European Court ruling makes e-bikes more attractive

Electric bicycles are not motor vehicles. That conclusion, reached by the European Court of Justice (ECJ) in Luxembourg, means e-bikes don’t need insurance. That makes them financially more attractive – to private and corporate mobility users alike.

This legal clarity comes at the cost of human tragedy. The case originated in Belgium, where an e-bike user was hit by a car and later passed away. Insurance companies argued about who was responsible for the damage, eventually all the way to the ECJ.

One in four

E-bikes are increasingly popular, both for private use, or as a component of corporate mobility. Sales across Europe have risen from barely half a million in 2009 to 5.5 million in 2021, with one on four bikes sold now being electric. As demand for e-bikes increases at an annual rate of about 10% and replaces demand for non-electrics, observers expect e-bike sales to overtake non-electric bike sales in just a few years. 

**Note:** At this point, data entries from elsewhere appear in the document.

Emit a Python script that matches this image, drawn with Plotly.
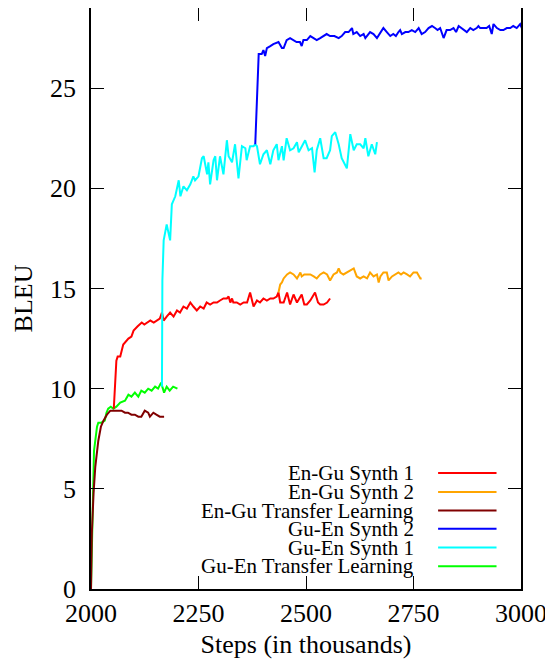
import plotly.graph_objects as go

# ---------------- data (steps in thousands, BLEU) ----------------
gu_en_tl_x = [2000, 2004, 2007, 2014, 2017, 2024, 2032, 2036, 2040, 2046, 2052, 2059, 2068, 2079, 2087,
              2094, 2102, 2110, 2117, 2125, 2133, 2141, 2149, 2156, 2163, 2170, 2176, 2183, 2191, 2201]
gu_en_tl_y = [0.0, 4.5, 6.9, 8.1, 8.3, 8.3, 8.4, 8.8, 9.0, 9.1, 9.0, 9.1, 9.3, 9.4, 9.7,
              9.6, 9.8, 9.6, 9.9, 9.8, 10.0, 9.9, 10.1, 10.0, 10.3, 9.8, 10.1, 9.9, 10.1, 10.0]

en_gu_tl_x = [2000, 2002, 2006, 2010, 2017, 2023, 2029, 2037, 2045, 2055, 2063, 2071, 2079, 2086, 2094,
              2102, 2110, 2117, 2125, 2133, 2137, 2145, 2152, 2160, 2170]
en_gu_tl_y = [0.0, 2.8, 4.8, 6.1, 7.4, 8.1, 8.4, 8.7, 8.9, 8.9, 8.9, 8.9, 8.8, 8.8, 8.7,
              8.7, 8.6, 8.6, 8.9, 8.8, 8.6, 8.8, 8.7, 8.6, 8.6]

en_gu_s1_x = [2053, 2059, 2062, 2068, 2075, 2079, 2087, 2094, 2099, 2108, 2118, 2124, 2130, 2138, 2146,
              2153, 2160, 2165, 2169, 2176, 2184, 2192, 2200, 2207, 2215, 2223, 2231, 2238, 2246, 2254,
              2262, 2269, 2277, 2285, 2293, 2300, 2308, 2316, 2320, 2324, 2328, 2331, 2339, 2347, 2355,
              2363, 2370, 2378, 2386, 2393, 2401, 2409, 2417, 2424, 2432, 2436, 2440, 2448, 2456, 2463,
              2471, 2479, 2485, 2490, 2496, 2502, 2510, 2516, 2521, 2528, 2533, 2541, 2549, 2556]
en_gu_s1_y = [9.0, 11.4, 11.6, 11.6, 12.2, 12.3, 12.5, 12.6, 12.9, 13.1, 13.3, 13.2, 13.3, 13.4, 13.3,
              13.4, 13.5, 13.8, 13.4, 13.6, 13.8, 13.6, 13.9, 13.8, 14.1, 14.0, 14.3, 14.1, 13.9, 14.1,
              14.0, 14.3, 14.2, 14.3, 14.3, 14.4, 14.5, 14.5, 14.6, 14.3, 14.5, 14.3, 14.3, 14.2, 14.3,
              14.3, 14.8, 14.1, 14.4, 14.3, 14.5, 14.4, 14.5, 14.5, 14.6, 14.8, 14.3, 14.3, 14.8, 14.2,
              14.7, 14.3, 14.5, 14.7, 14.2, 14.2, 14.4, 14.6, 14.8, 14.3, 14.2, 14.2, 14.3, 14.5]

en_gu_s2_x = [2436, 2440, 2444, 2448, 2456, 2463, 2471, 2479, 2487, 2490, 2496, 2502, 2510, 2518, 2525,
              2533, 2541, 2549, 2556, 2564, 2572, 2576, 2580, 2587, 2595, 2603, 2611, 2618, 2626, 2634,
              2642, 2649, 2657, 2665, 2669, 2673, 2680, 2688, 2692, 2700, 2707, 2715, 2721, 2727, 2735,
              2742, 2750, 2758, 2766, 2769]
en_gu_s2_y = [14.8, 15.2, 15.3, 15.5, 15.7, 15.8, 15.7, 15.5, 15.8, 15.6, 15.7, 15.7, 15.7, 15.6, 15.5,
              15.7, 15.8, 15.7, 15.4, 15.7, 15.8, 16.0, 15.8, 15.7, 15.8, 15.9, 16.0, 15.6, 15.5, 15.6,
              15.5, 15.8, 15.6, 15.7, 15.3, 15.6, 15.8, 15.8, 15.4, 15.6, 15.7, 15.8, 15.7, 15.8, 15.7,
              15.6, 15.8, 15.8, 15.5, 15.5]

gu_en_s1_x = [2165, 2166, 2169, 2176, 2184, 2188, 2196, 2204, 2208, 2215, 2223, 2231, 2238, 2242, 2250,
              2258, 2262, 2270, 2273, 2277, 2285, 2289, 2293, 2300, 2308, 2316, 2320, 2328, 2335, 2343,
              2351, 2359, 2362, 2370, 2378, 2382, 2386, 2393, 2401, 2409, 2417, 2424, 2432, 2436, 2444,
              2448, 2455, 2463, 2471, 2479, 2483, 2490, 2498, 2506, 2514, 2520, 2525, 2533, 2541, 2548,
              2556, 2560, 2568, 2576, 2583, 2595, 2603, 2611, 2618, 2626, 2634, 2638, 2645, 2653, 2661,
              2665]
gu_en_s1_y = [10.1, 15.4, 17.4, 18.2, 17.4, 19.2, 19.6, 20.4, 19.6, 20.1, 19.9, 20.2, 20.6, 20.4, 20.6,
              21.5, 21.6, 20.7, 21.3, 20.2, 21.4, 21.6, 20.4, 21.6, 20.7, 22.4, 21.6, 21.3, 22.2, 20.5,
              22.1, 22.0, 21.4, 22.1, 22.1, 22.2, 22.1, 21.2, 21.7, 21.9, 21.2, 21.9, 22.2, 21.4, 22.1,
              21.4, 22.5, 21.9, 22.0, 22.3, 21.8, 22.1, 22.4, 21.9, 22.0, 20.8, 21.9, 22.5, 21.5, 21.5,
              21.9, 22.6, 22.8, 22.2, 21.5, 21.0, 22.7, 21.9, 22.2, 22.2, 22.0, 22.5, 21.6, 22.2, 21.7,
              22.3]

gu_en_s2_x = [2382, 2390, 2397, 2401, 2405, 2409, 2417, 2424, 2436, 2444, 2448, 2455, 2463, 2471, 2478,
              2486, 2490, 2494, 2502, 2510, 2517, 2525, 2533, 2541, 2548, 2556, 2566, 2576, 2583, 2591,
              2599, 2607, 2610, 2618, 2626, 2634, 2638, 2649, 2657, 2665, 2676, 2680, 2688, 2696, 2703,
              2709, 2715, 2719, 2723, 2731, 2738, 2746, 2754, 2762, 2769, 2777, 2785, 2793, 2800, 2806,
              2812, 2820, 2827, 2835, 2843, 2849, 2855, 2862, 2868, 2874, 2882, 2889, 2897, 2901, 2905,
              2913, 2920, 2926, 2932, 2936, 2944, 2952, 2959, 2967, 2975, 2982, 2990, 2998, 3002]
gu_en_s2_y = [22.2, 26.7, 26.7, 26.9, 26.6, 27.0, 27.1, 27.2, 27.3, 27.0, 27.0, 27.4, 27.5, 27.4, 27.3,
              27.3, 27.1, 27.4, 27.4, 27.6, 27.5, 27.4, 27.5, 27.6, 27.7, 27.6, 27.6, 27.5, 27.6, 27.8,
              27.8, 28.0, 27.7, 27.8, 27.6, 27.7, 27.5, 27.8, 27.7, 27.5, 27.9, 28.0, 27.8, 27.6, 27.7,
              27.6, 27.8, 27.9, 27.7, 27.8, 27.8, 27.9, 27.8, 28.0, 27.7, 27.8, 28.0, 28.1, 28.0, 27.9,
              28.0, 27.5, 27.9, 27.9, 28.0, 27.8, 28.1, 28.0, 27.9, 27.8, 28.0, 27.9, 28.0, 28.1, 28.0,
              28.0, 28.0, 28.1, 27.7, 28.2, 28.0, 27.9, 27.9, 28.0, 28.0, 28.1, 28.0, 28.2, 28.0]

series_names = ["En-Gu Synth 1", "En-Gu Synth 2", "En-Gu Transfer Learning",
                "Gu-En Synth 2", "Gu-En Synth 1", "Gu-En Transfer Learning"]
series_colors = ["#ff0000", "#ffa500", "#800000", "#0000ff", "#00ffff", "#00ff00"]
series_x = [en_gu_s1_x, en_gu_s2_x, en_gu_tl_x, gu_en_s2_x, gu_en_s1_x, gu_en_tl_x]
series_y = [en_gu_s1_y, en_gu_s2_y, en_gu_tl_y, gu_en_s2_y, gu_en_s1_y, gu_en_tl_y]

x_ticks = [2000, 2250, 2500, 2750, 3000]
y_ticks = [0, 5, 10, 15, 20, 25]

# ---------------- figure ----------------
FONT = "Liberation Serif"
fig = go.Figure()
draw_order = [5, 2, 0, 4, 1, 3]
for i in draw_order:
    fig.add_trace(go.Scatter(x=series_x[i], y=series_y[i], mode="lines", name=series_names[i],
                             line=dict(color=series_colors[i], width=2), showlegend=False))

# page has an 8px body margin: figure sits at (8, 8) in the window
OFF = 8
W, H = 553 - OFF, 661 - OFF
L, R, T, B = 91 - OFF, 31.5, 0, 71.5
pw, ph = W - L - R, H - T - B
plot_bottom_page = OFF + H - B
row_px = [473.3, 492.3, 511.0, 529.3, 548.0, 566.7]
text_right_px = 416
line_x0_px, line_x1_px = 438.5, 497
for name, col, ypx in zip(series_names, series_colors, row_px):
    yp = (plot_bottom_page - ypx) / ph
    fig.add_annotation(x=(text_right_px - OFF - L) / pw, y=yp, xref="paper", yref="paper",
                       text=name, showarrow=False, xanchor="right", yanchor="middle",
                       font=dict(family=FONT, size=21, color="black"))
    fig.add_shape(type="line", xref="paper", yref="paper",
                  x0=(line_x0_px - OFF - L) / pw, x1=(line_x1_px - OFF - L) / pw, y0=yp, y1=yp,
                  line=dict(color=col, width=2))

axis_common = dict(showline=True, linecolor="black", linewidth=1.5, mirror="ticks",
                   ticks="inside", ticklen=13, tickwidth=1, tickcolor="black",
                   showgrid=False, zeroline=False, automargin=False,
                   tickfont=dict(family=FONT, size=26, color="black"))
fig.update_xaxes(range=[2000, 3000], tickvals=x_ticks, ticktext=[str(v) for v in x_ticks],
                 ticklabelstandoff=0,
                 title=dict(text="Steps (in thousands)", font=dict(family=FONT, size=26, color="black"),
                            standoff=8),
                 **axis_common)
fig.update_yaxes(range=[0, 29], tickvals=y_ticks, ticktext=[str(v) for v in y_ticks],
                 ticklabelstandoff=8,
                 title=dict(text="BLEU", font=dict(family=FONT, size=26, color="black"), standoff=10),
                 **axis_common)
fig.update_layout(width=W, height=H, margin=dict(l=L, r=R, t=T, b=B, pad=0),
                  plot_bgcolor="white", paper_bgcolor="white", showlegend=False)
fig.write_html("out.html")
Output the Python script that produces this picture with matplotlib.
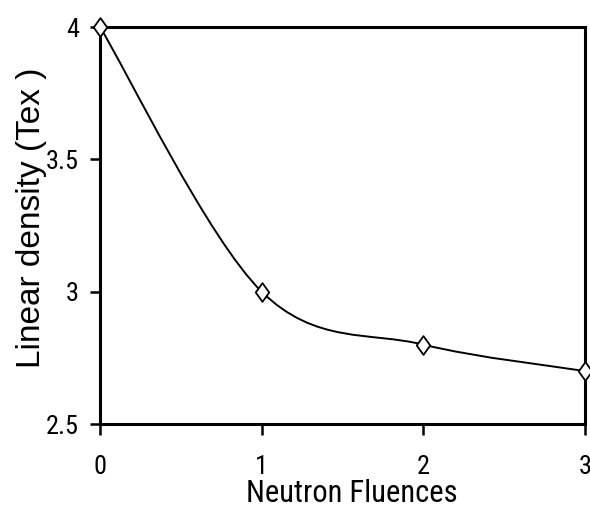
import matplotlib
matplotlib.use("Agg")
import matplotlib.pyplot as plt
from matplotlib.path import Path
from matplotlib.patches import PathPatch
import numpy as np

fluence = [0, 1, 2, 3]
density = [4.0, 3.0, 2.8, 2.7]
xticks = [0, 1, 2, 3]
yticks = [2.5, 3.0, 3.5, 4.0]
yticklabels = ["2.5", "3", "3.5", "4"]

narrow = ["Roboto Condensed", "Archivo Narrow", "Liberation Sans", "DejaVu Sans"]
regular = ["Liberation Sans", "DejaVu Sans"]

W, H = 590, 511
fig = plt.figure(figsize=(W / 100, H / 100), dpi=100)
left, right, top, bottom = 100, 585, 27, 424
ax = fig.add_axes([left / W, 1 - bottom / H, (right - left) / W, (bottom - top) / H])

# Smoothed line (Catmull-Rom style Bezier through the data points)
pts = np.column_stack([fluence, density]).astype(float)
n = len(pts)
verts = [tuple(pts[0])]
codes = [Path.MOVETO]
for i in range(n - 1):
    p0 = pts[i - 1] if i > 0 else pts[i]
    p1 = pts[i]
    p2 = pts[i + 1]
    p3 = pts[i + 2] if i + 2 < n else pts[i + 1]
    c1 = p1 + (p2 - p0) / 6.0
    c2 = p2 - (p3 - p1) / 6.0
    verts += [tuple(c1), tuple(c2), tuple(p2)]
    codes += [Path.CURVE4] * 3
ax.add_patch(PathPatch(Path(verts, codes), facecolor="none", edgecolor="black",
                       linewidth=1.4, clip_on=False, zorder=2))

diamond = Path([(0, 1), (0.72, 0), (0, -1), (-0.72, 0), (0, 1)],
               [Path.MOVETO, Path.LINETO, Path.LINETO, Path.LINETO, Path.CLOSEPOLY])
ax.plot(fluence, density, linestyle="none", marker=diamond, markersize=13.5,
        markerfacecolor="white", markeredgecolor="black", markeredgewidth=1.3,
        clip_on=False, zorder=3)

ax.set_xlim(0, 3)
ax.set_ylim(2.5, 4)
ax.set_xticks(xticks)
ax.set_xticklabels([str(v) for v in xticks], fontfamily=narrow, fontsize=19)
ax.set_yticks(yticks)
ax.set_yticklabels(yticklabels, fontfamily=narrow, fontsize=19)
ax.tick_params(axis="x", direction="out", length=8, width=1.8, pad=14)
ax.tick_params(axis="y", direction="out", length=7, width=1.8, pad=8)
for s in ax.spines.values():
    s.set_linewidth(2.2)

ax.set_xlabel("Neutron Fluences", fontfamily=narrow, fontsize=22)
ax.xaxis.set_label_coords((352 - left) / (right - left), -(479 - bottom) / (bottom - top))
ax.set_ylabel("Linear density (Tex )", fontfamily=regular, fontsize=24)
ax.yaxis.set_label_coords(-(left - 47) / (right - left), (bottom - 218) / (bottom - top))

fig.savefig("out.png", dpi=100)
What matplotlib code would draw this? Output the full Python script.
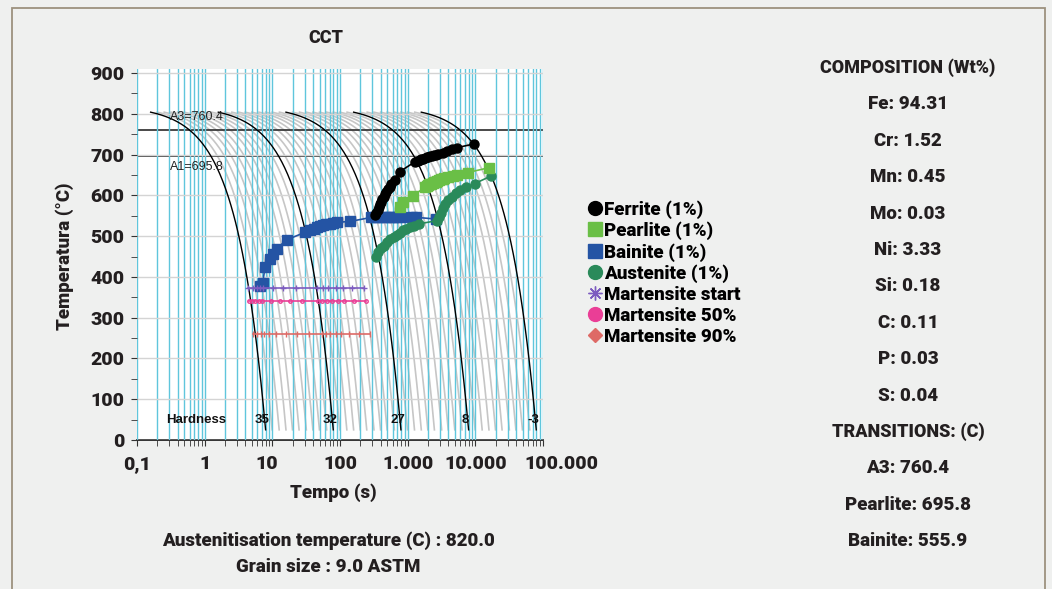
import numpy as np
import matplotlib
matplotlib.use('Agg')
import matplotlib.pyplot as plt
from matplotlib.lines import Line2D
from matplotlib.patches import Rectangle
import matplotlib.transforms as mtransforms

plt.rcParams['font.family'] = ['Roboto', 'DejaVu Sans']

# ---- data ----
T_aust = 820.0
T_room = 25.0

# cooling rates (C/s) of the grey family, the black ones carry the hardness
rates = [100, 80, 63, 50, 40, 32, 25, 20, 16, 12.5,
         10, 8, 6.3, 5, 4, 3.2, 2.5, 2, 1.6, 1.25,
         1, 0.8, 0.63, 0.5, 0.4, 0.32, 0.25, 0.2, 0.16, 0.125,
         0.1, 0.08, 0.063, 0.05, 0.04, 0.032, 0.025, 0.02, 0.016, 0.0125,
         0.01]
black_rates = [100, 10, 1, 0.1, 0.01]
hardness = ['35', '32', '27', '8', '-3']

A3 = 760.4
A1 = 695.8

ferrite_t = [330, 345, 360, 375, 390, 405, 420, 440, 460, 485, 510, 540, 570,
             640, 760, 1300, 1400, 1500, 1600, 1700, 1800, 1900, 2000, 2150,
             2300, 2450, 2600, 2800, 3300, 3800, 4500, 5300, 9500]
ferrite_T = [552, 558, 565, 571, 578, 584, 590, 597, 603, 609, 615, 621, 628,
             638, 658, 683, 685, 687, 689, 690, 692, 693, 694, 696,
             697, 699, 700, 702, 705, 709, 713, 717, 726]

pearlite_t = [770, 850, 1200, 1800, 1900, 2000, 2100, 2200, 2330, 2450, 2600,
              2750, 2900, 3100, 3300, 3500, 4000, 4600, 5300, 7700, 16000]
pearlite_T = [572, 585, 599, 620, 623, 625, 627, 629, 631, 633, 634,
              636, 637, 639, 640, 642, 645, 648, 650, 656, 668]

bainite_t = [6.5, 7.2, 7.8, 9.2, 10.3, 11.6, 16.3, 30, 36, 41, 45, 50, 56, 63,
             71, 80, 90, 140, 290, 330, 370, 420, 480, 540, 610, 700, 800,
             1150, 1350, 2650]
bainite_T = [378, 385, 424, 444, 456, 469, 491, 509, 515, 518, 522, 525, 527,
             529, 531, 533, 534, 536, 546, 547, 548, 548, 548, 548, 548, 548,
             548, 547, 546, 542]

austenite_t = [340, 370, 400, 440, 490, 550, 620, 690, 770, 860, 960, 1080,
               1250, 1450, 2700, 2900, 3100, 3300, 3600, 4000, 4500, 5100,
               5900, 7400, 9800, 17300]
austenite_T = [450, 462, 470, 477, 485, 492, 497, 502, 508, 514, 518, 522,
               526, 530, 538, 548, 558, 568, 578, 588, 597, 605, 612, 620,
               629, 648]

ms_t = [4.4, 5.1, 5.9, 6.6, 7.3, 10.3, 14.5, 22, 46, 56, 67, 87, 111, 148, 228]
ms_T = 373
m50_t = [4.5, 5.0, 5.6, 6.3, 7.1, 9.5, 13, 18, 27, 48, 55, 64, 76, 92, 115, 160, 240]
m50_T = 340
m90_t = [5.2, 5.9, 6.7, 7.6, 9.0, 11.5, 16, 23, 35, 55, 62, 72, 86, 105, 135, 190, 275]
m90_T = 259

composition = [('Fe', '94.31'), ('Cr', '1.52'), ('Mn', '0.45'), ('Mo', '0.03'),
               ('Ni', '3.33'), ('Si', '0.18'), ('C', '0.11'), ('P', '0.03'),
               ('S', '0.04')]
transitions = [('A3', '760.4'), ('Pearlite', '695.8'), ('Bainite', '555.9')]

x_ticks = [0.1, 1, 10, 100, 1000, 10000, 100000]
x_labels = ['0,1', '1', '10', '100', '1.000', '10.000', '100.000']

# ---- figure ----
W, H = 1052, 589
def fx(px):
    return px / W
def fy(py):
    return 1 - py / H

txt = '#231f20'
bold = dict(fontweight='heavy', color=txt)

fig = plt.figure(figsize=(W / 100, H / 100), dpi=100, facecolor='#eff0ef')
fig.patches.append(Rectangle((fx(12), -0.05), fx(1045) - fx(12), fy(8) + 0.05,
                             transform=fig.transFigure, fill=False,
                             edgecolor='#9c917f', lw=1.3))

ax = fig.add_axes([fx(137), fy(440), fx(543) - fx(137), fy(69) - fy(440)])
ax.set_facecolor('white')
ax.set_xscale('log')
ax.set_xlim(0.1, 1e5)
ax.set_ylim(0, 910)

# cooling curves (linear cooling from austenitisation temp)
for r in rates:
    t_end = (T_aust - T_room) / r
    t = np.logspace(np.log10(t_end / 50), np.log10(t_end), 200)
    T = T_aust - r * t
    if r in black_rates:
        ax.plot(t, T, color='black', lw=1.0, zorder=3)
    else:
        ax.plot(t, T, color='#c6c6c6', lw=1.2, zorder=1)

ax.axhline(A3, color='#3a3a3a', lw=1.3, zorder=1.2)
ax.axhline(A1, color='#3a3a3a', lw=1.3, zorder=1.2)
ax.text(0.31, A3 + 32, f'A3={A3}', fontsize=9, family=['Liberation Sans', 'DejaVu Sans'],
        color='#222', va='center', zorder=4)
ax.text(0.31, A1 - 27, f'A1={A1}', fontsize=9, family=['Liberation Sans', 'DejaVu Sans'],
        color='#222', va='center', zorder=4)

# grid
ax.set_axisbelow(False)
ax.grid(True, which='both', axis='x', color='#5fc6dc', lw=1.0)
ax.grid(True, which='major', axis='y', color='#d4d4d4', lw=1.0)
ax.set_yticks(np.arange(0, 901, 100))
ax.set_yticks(np.arange(50, 900, 100), minor=True)
ax.set_xticks(x_ticks)
ax.set_xticklabels(x_labels)
ax.tick_params(axis='both', which='both', direction='out', length=4,
               color='#333', labelsize=14, labelcolor=txt)
ax.tick_params(axis='y', which='major', pad=5)
ax.tick_params(axis='x', which='major', pad=7)
for lab in ax.get_xticklabels() + ax.get_yticklabels():
    lab.set_fontweight('heavy')
# the outer x labels sit a bit off their ticks in the reference
xl = ax.get_xticklabels()
xl[-1].set_transform(xl[-1].get_transform() +
                     mtransforms.ScaledTranslation(18 / 100, 0, fig.dpi_scale_trans))
xl[2].set_transform(xl[2].get_transform() +
                    mtransforms.ScaledTranslation(-6 / 100, 0, fig.dpi_scale_trans))
for s in ['top', 'right', 'left']:
    ax.spines[s].set_visible(False)
ax.spines['bottom'].set_color('#111')
ax.spines['bottom'].set_linewidth(1.2)

# hardness labels
hf = dict(fontsize=9.5, family=['Liberation Sans', 'DejaVu Sans'], fontweight='bold',
          color='#111', va='center', ha='center', zorder=4)
ax.text(0.75, 49, 'Hardness', **hf)
for r, h in zip(black_rates, hardness):
    ax.text((T_aust - T_room) / r * 0.9, 49, h, **hf)

# transformation data
ax.plot(bainite_t, bainite_T, color='#2454a4', lw=1.2, marker='s', ms=6.5,
        mec='#2454a4', zorder=5)
ax.plot(austenite_t, austenite_T, color='#2a8a5a', lw=1.2, marker='o', ms=6.5,
        mec='#2a8a5a', zorder=5)
ax.plot(pearlite_t, pearlite_T, color='#6abf46', lw=1.2, marker='s', ms=7,
        mec='#6abf46', zorder=5)
ax.plot(ferrite_t, ferrite_T, color='black', lw=1.2, marker='o', ms=6.5, zorder=6)
ax.plot(ms_t, [ms_T] * len(ms_t), color='#7d5cc0', lw=1.2, marker='+', ms=5, zorder=5)
ax.plot(m50_t, [m50_T] * len(m50_t), color='#ea3e96', lw=1.2, marker='o', ms=2.5,
        mfc='none', zorder=5)
ax.plot(m90_t, [m90_T] * len(m90_t), color='#de6a66', lw=1.2, marker='|', ms=4, zorder=5)

# legend
handles = [
    Line2D([], [], ls='none', marker='o', ms=10, color='black'),
    Line2D([], [], ls='none', marker='s', ms=10, color='#6abf46'),
    Line2D([], [], ls='none', marker='s', ms=10, color='#2454a4'),
    Line2D([], [], ls='none', marker='o', ms=10, color='#2a8a5a'),
    Line2D([], [], ls='none', marker=(8, 2, 0), ms=10, color='#7d5cc0', mew=1),
    Line2D([], [], ls='none', marker='o', ms=10, color='#ea3e96'),
    Line2D([], [], ls='none', marker='D', ms=7, color='#de6a66'),
]
labels = ['Ferrite (1%)', 'Pearlite (1%)', 'Bainite (1%)', 'Austenite (1%)',
          'Martensite start', 'Martensite 50%', 'Martensite 90%']
fig.legend(handles, labels, loc='upper left', bbox_to_anchor=(fx(588), fy(200)),
           frameon=False, handlelength=0.75, handletextpad=0.1, labelspacing=0.15,
           borderpad=0, borderaxespad=0,
           prop=dict(family=['Roboto', 'DejaVu Sans'], weight='heavy', size=13.5))

# titles and labels
fig.text(fx(326), fy(38), 'CCT', ha='center', va='center', fontsize=13, **bold)
fig.text(fx(65), fy(256), 'Temperatura (°C)', ha='center', va='center',
         rotation=90, fontsize=13.5, **bold)
fig.text(fx(333), fy(493), 'Tempo (s)', ha='center', va='center', fontsize=13.5, **bold)
fig.text(fx(328), fy(541), 'Austenitisation temperature (C) : 820.0', ha='center',
         va='center', fontsize=13.5, **bold)
fig.text(fx(328), fy(567), 'Grain size : 9.0 ASTM', ha='center', va='center',
         fontsize=13.5, **bold)

# composition panel
cx = fx(908)
y = 68
fig.text(cx, fy(y), 'COMPOSITION (Wt%)', ha='center', va='center', fontsize=13, **bold)
for el, v in composition:
    y += 36.4
    fig.text(cx, fy(y), f'{el}: {v}', ha='center', va='center', fontsize=13.5, **bold)
y += 36.4
fig.text(cx, fy(y), 'TRANSITIONS: (C)', ha='center', va='center', fontsize=13, **bold)
for el, v in transitions:
    y += 36.4
    fig.text(cx, fy(y), f'{el}: {v}', ha='center', va='center', fontsize=13.5, **bold)

fig.savefig('out.png', dpi=100, facecolor=fig.get_facecolor())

However, that popularity has done little to resolve the legal grey area this new type of bicycle has found itself in. Is it a motor vehicle or not? The answer to that question comes with different sets of implications – legal, fiscal, and otherwise. And it has been answered differently across Europe’s many jurisdictions. 

Human pedaling

The verdict of the ECJ, the highest court in the EU, now answers the question once and for all. In its judgment, an e-bike (defined by the ECJ as “vehicles with two wheels propelled by pedals, or by an electric motor, the power of which does not exceed 250 watts and whose maximum speed does not exceed 25 km/h”) still relies mainly on human pedaling to move forward, and thus can’t be considered a motor vehicle.

For the original Belgian case, this means that the e-bike user is automatically entitled to damages, to be paid by the car driver’s insurance. But the implications of this legal precedent go much wider. 

Boost the boom

As e-bikes are now unambiguously classified as non-motorised vehicles, this means e-bike users in the EU are not obliged to take out vehicle insurance – the reasoning being that non-motorised vehicles are less likely to cause serious damage or harm than motorized ones.

This will further boost Europe’s already booming e-bike industry, as the removal of the insurance obligation reduces both the cost and administrative burden for this mobility option. The legal clarity will also further incentivize legislators to promote the use of this mode of transport, which is not only sustainable – helping to reduce both congestion and emissions –  but also comes with health benefits.